また、意識レベルはずっとそこにとどまっているものでもなく、
状況によって変わるようです。
ですから、私自身がこころと向き合う時に
論理療法といったおそらく上の層に近い手法も使ってもいいし、
同時に瞑想といった下の層に近い手法も使ってもいいし、そこはすごく自由なんだなと思いました。
色々なセラピーをうけてもしんどかったという方、
本書はセラピーの指南書になると思います。
最後に:人間を包括的な存在としてみるために
冒頭でチラっと出てきたウィルバーの「インテグラル理論」は、人間の全体性を捉えるのに4象限というフレームワークを利用します。

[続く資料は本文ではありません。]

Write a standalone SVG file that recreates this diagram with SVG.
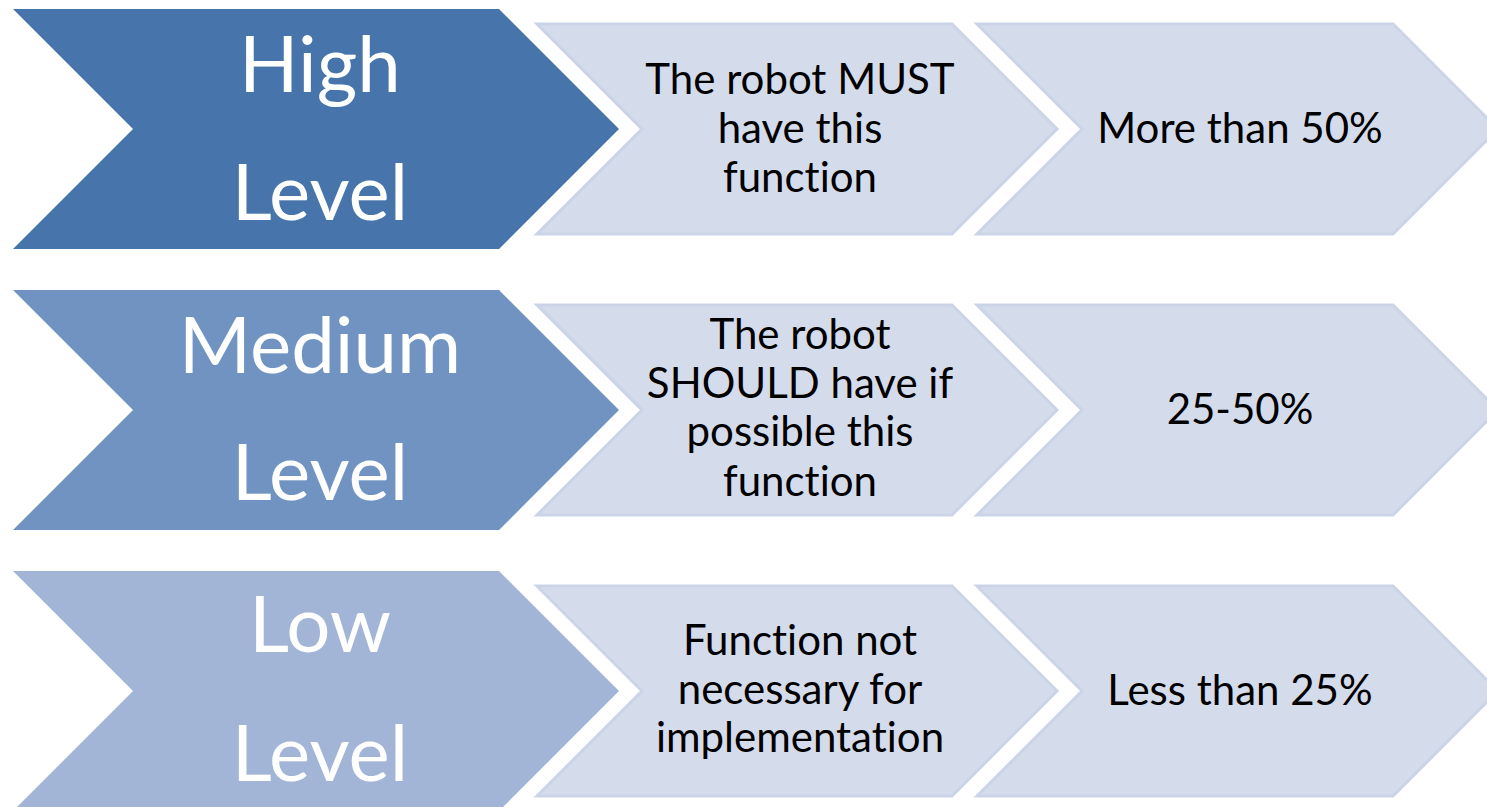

引用元:http://integraljapan.net/words/aqal.htm
※「無境界」では意識のスペクトルを中心に書かれており、あくまで左上象限のみにスポットをあてている位置づけなのかな〜と個人的には思っております。
今まで、内的な意識開発というと、どうしてもスピリチュアルの世界観によった話になりがちでしたが、このフレームワークを使うと
人間が
・内的(主観・スピリット)な存在
・物質的(肉体)な存在
・文化的な存在
・社会的な存在
といったすべてのものを包括した存在であることを認識できます。
インテグラル理論については、私もまだ理解がおっついてないので、多くは語れないですが、人間を多面的に捉えられたことで、
すごく視野が広がった気がします。
この図が掲載されているこちらのサイトもわかりやすかったです。
http://integraljapan.net/words/aqal.htm
ただ、万物をフレームワークに抑え込もうとしすぎると
また違った方向にいきそうなので、
あくまで方法論であり、グラデーションが存在することは忘れないようにしようと思います◎
ケン・ウィルバーも「万物の理論」で"固定的で最終的な理論ではなく、
単にもっと良いものを得る手助けになるかどうかという目的のもの"といっていましたし。
で、今までダラダラ書いたんですけど、最後に、
ケン・ウィルバーのwikiに「ウィルバーの思想活動の基盤にある根本的な発想」としてまとめられていた一文が泣くほど好きなので、これを紹介して終わります。
私は人間ちっせぇので「自分が正しい」ってなりがちですが、いつも、なるべく、こうゆう気持ちで生きていたい!
世界に存在するあらゆる視点は必ずある真実を内包する。
従って、必要とされるのは、存在する多数の視点のうち、どれを最も正しいものとして選択するかということではなく、それぞれの視点が内包する真実を認識・尊重したうえで、それらがどのように相互に関係しているかを理解することである。